**Goal**
Give an exact transcription of every line, dropping the images.

[Rows from a dataset of charts and code]

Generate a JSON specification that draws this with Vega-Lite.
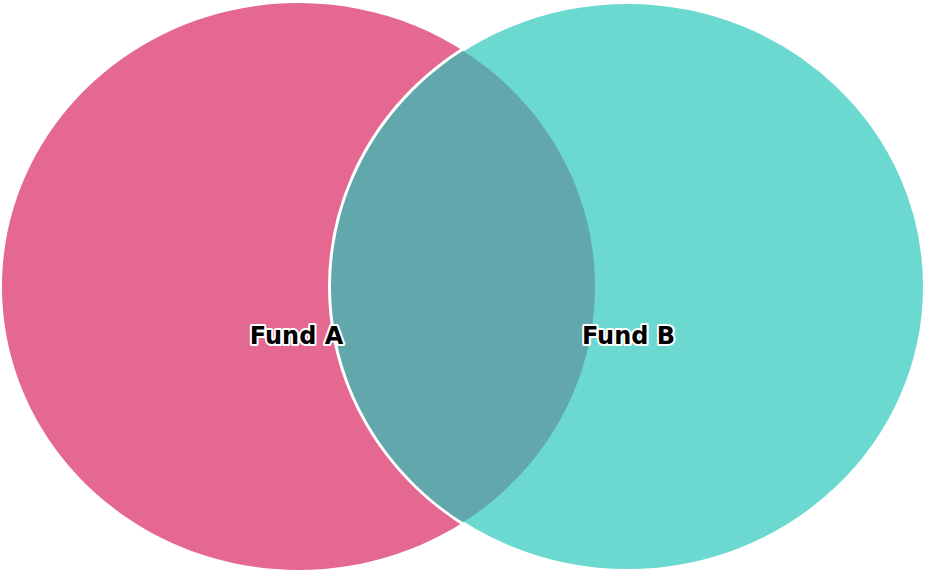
{
  "$schema": "https://vega.github.io/schema/vega-lite/v6.json",
  "width": 926,
  "height": 573,
  "padding": 0,
  "autosize": {"type": "none"},
  "background": "white",
  "config": {"view": {"stroke": null}},
  "datasets": {
    "sets": [
      {"sets": "Fund A", "cx": 298.5, "cy": 286.5, "lx": 296.5, "ly": 336.5},
      {"sets": "Fund B", "cx": 627.5, "cy": 286.5, "lx": 628.5, "ly": 336.5},
      {"sets": "Fund A ∩ Fund B", "cx": 463, "cy": 286.5, "lx": null, "ly": null}
    ]
  },
  "data": {"name": "sets"},
  "encoding": {
    "x": {"field": "cx", "type": "quantitative", "scale": {"domain": [0, 926]}, "axis": null},
    "y": {"field": "cy", "type": "quantitative", "scale": {"domain": [0, 573], "reverse": true}, "axis": null}
  },
  "layer": [
    {
      "transform": [{"filter": "datum.sets !== 'Fund A ∩ Fund B'"}],
      "mark": {"type": "point", "filled": true, "opacity": 1, "stroke": "white", "size": 321489},
      "encoding": {
        "shape": {"field": "sets", "type": "nominal", "legend": null,
          "scale": {"domain": ["Fund A", "Fund B"], "range": [
            "M 1.0459 0 C 1.0459 0.5523 0.5776 1 0 1 C -0.5776 1 -1.0459 0.5523 -1.0459 0 C -1.0459 -0.5523 -0.5776 -1 0 -1 C 0.5776 -1 1.0459 -0.5523 1.0459 0 Z",
            "M 1.0494 0 C 1.0494 0.5523 0.5796 1.0035 0 1.0035 C -0.5796 1.0035 -1.0494 0.5523 -1.0494 0 C -1.0494 -0.5523 -0.5796 -1.0035 0 -1.0035 C 0.5796 -1.0035 1.0494 -0.5523 1.0494 0 Z"
          ]}},
        "strokeWidth": {"field": "sets", "type": "nominal", "legend": null,
          "scale": {"type": "ordinal", "domain": ["Fund A", "Fund B"], "range": [0, 4]}},
        "color": {"field": "sets", "type": "nominal", "legend": null,
          "scale": {"domain": ["Fund A", "Fund B"], "range": ["#e4688f", "#6bd9cf"]}}
      }
    },
    {
      "transform": [{"filter": "datum.sets === 'Fund A ∩ Fund B'"}],
      "mark": {"type": "point", "filled": true, "opacity": 1, "fill": "#62a7ab", "strokeWidth": 0, "size": 321489,
        "shape": "M 0 -0.832 C -0.2909 -0.6465 -0.4656 -0.3343 -0.4656 0 C -0.4656 0.3343 -0.2909 0.6465 0 0.832 C 0.2909 0.6465 0.4656 0.3343 0.4656 0 C 0.4656 -0.3343 0.2909 -0.6465 0 -0.832 Z"}
    },
    {
      "transform": [{"filter": "datum.lx != null"}],
      "mark": {"type": "text", "font": "DejaVu Sans", "fontSize": 24, "fontWeight": "bold", "align": "center", "baseline": "middle",
        "fill": "white", "stroke": "white", "strokeWidth": 4, "strokeJoin": "round"},
      "encoding": {
        "x": {"field": "lx", "type": "quantitative"},
        "y": {"field": "ly", "type": "quantitative"},
        "text": {"field": "sets"}
      }
    },
    {
      "transform": [{"filter": "datum.lx != null"}],
      "mark": {"type": "text", "font": "DejaVu Sans", "fontSize": 24, "fontWeight": "bold", "align": "center", "baseline": "middle", "fill": "black"},
      "encoding": {
        "x": {"field": "lx", "type": "quantitative"},
        "y": {"field": "ly", "type": "quantitative"},
        "text": {"field": "sets"}
      }
    }
  ]
}
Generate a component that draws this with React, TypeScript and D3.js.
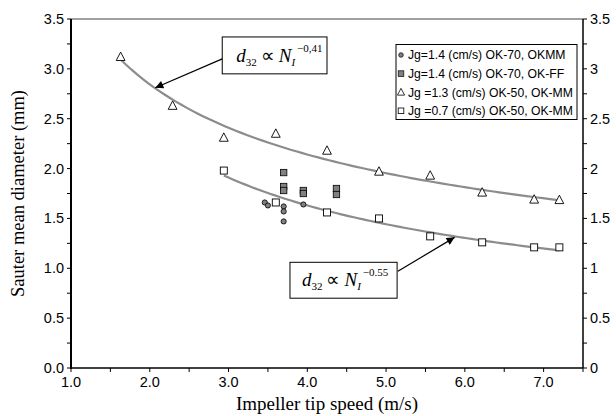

**Task solution**
Generate a JSON specification that draws this with Vega-Lite.
{
  "$schema": "https://vega.github.io/schema/vega-lite/v6.json",
  "width": 926,
  "height": 573,
  "padding": 0,
  "autosize": {"type": "none"},
  "background": "white",
  "config": {"view": {"stroke": null}},
  "datasets": {
    "sets": [
      {"sets": "Fund A", "cx": 298.5, "cy": 286.5, "lx": 296.5, "ly": 336.5},
      {"sets": "Fund B", "cx": 627.5, "cy": 286.5, "lx": 628.5, "ly": 336.5},
      {"sets": "Fund A ∩ Fund B", "cx": 463, "cy": 286.5, "lx": null, "ly": null}
    ]
  },
  "data": {"name": "sets"},
  "encoding": {
    "x": {"field": "cx", "type": "quantitative", "scale": {"domain": [0, 926]}, "axis": null},
    "y": {"field": "cy", "type": "quantitative", "scale": {"domain": [0, 573], "reverse": true}, "axis": null}
  },
  "layer": [
    {
      "transform": [{"filter": "datum.sets !== 'Fund A ∩ Fund B'"}],
      "mark": {"type": "point", "filled": true, "opacity": 1, "stroke": "white", "size": 321489},
      "encoding": {
        "shape": {"field": "sets", "type": "nominal", "legend": null,
          "scale": {"domain": ["Fund A", "Fund B"], "range": [
            "M 1.0459 0 C 1.0459 0.5523 0.5776 1 0 1 C -0.5776 1 -1.0459 0.5523 -1.0459 0 C -1.0459 -0.5523 -0.5776 -1 0 -1 C 0.5776 -1 1.0459 -0.5523 1.0459 0 Z",
            "M 1.0494 0 C 1.0494 0.5523 0.5796 1.0035 0 1.0035 C -0.5796 1.0035 -1.0494 0.5523 -1.0494 0 C -1.0494 -0.5523 -0.5796 -1.0035 0 -1.0035 C 0.5796 -1.0035 1.0494 -0.5523 1.0494 0 Z"
          ]}},
        "strokeWidth": {"field": "sets", "type": "nominal", "legend": null,
          "scale": {"type": "ordinal", "domain": ["Fund A", "Fund B"], "range": [0, 4]}},
        "color": {"field": "sets", "type": "nominal", "legend": null,
          "scale": {"domain": ["Fund A", "Fund B"], "range": ["#e4688f", "#6bd9cf"]}}
      }
    },
    {
      "transform": [{"filter": "datum.sets === 'Fund A ∩ Fund B'"}],
      "mark": {"type": "point", "filled": true, "opacity": 1, "fill": "#62a7ab", "strokeWidth": 0, "size": 321489,
        "shape": "M 0 -0.832 C -0.2909 -0.6465 -0.4656 -0.3343 -0.4656 0 C -0.4656 0.3343 -0.2909 0.6465 0 0.832 C 0.2909 0.6465 0.4656 0.3343 0.4656 0 C 0.4656 -0.3343 0.2909 -0.6465 0 -0.832 Z"}
    },
    {
      "transform": [{"filter": "datum.lx != null"}],
      "mark": {"type": "text", "font": "DejaVu Sans", "fontSize": 24, "fontWeight": "bold", "align": "center", "baseline": "middle",
        "fill": "white", "stroke": "white", "strokeWidth": 4, "strokeJoin": "round"},
      "encoding": {
        "x": {"field": "lx", "type": "quantitative"},
        "y": {"field": "ly", "type": "quantitative"},
        "text": {"field": "sets"}
      }
    },
    {
      "transform": [{"filter": "datum.lx != null"}],
      "mark": {"type": "text", "font": "DejaVu Sans", "fontSize": 24, "fontWeight": "bold", "align": "center", "baseline": "middle", "fill": "black"},
      "encoding": {
        "x": {"field": "lx", "type": "quantitative"},
        "y": {"field": "ly", "type": "quantitative"},
        "text": {"field": "sets"}
      }
    }
  ]
}
Generate a component that draws this with React, TypeScript and D3.js.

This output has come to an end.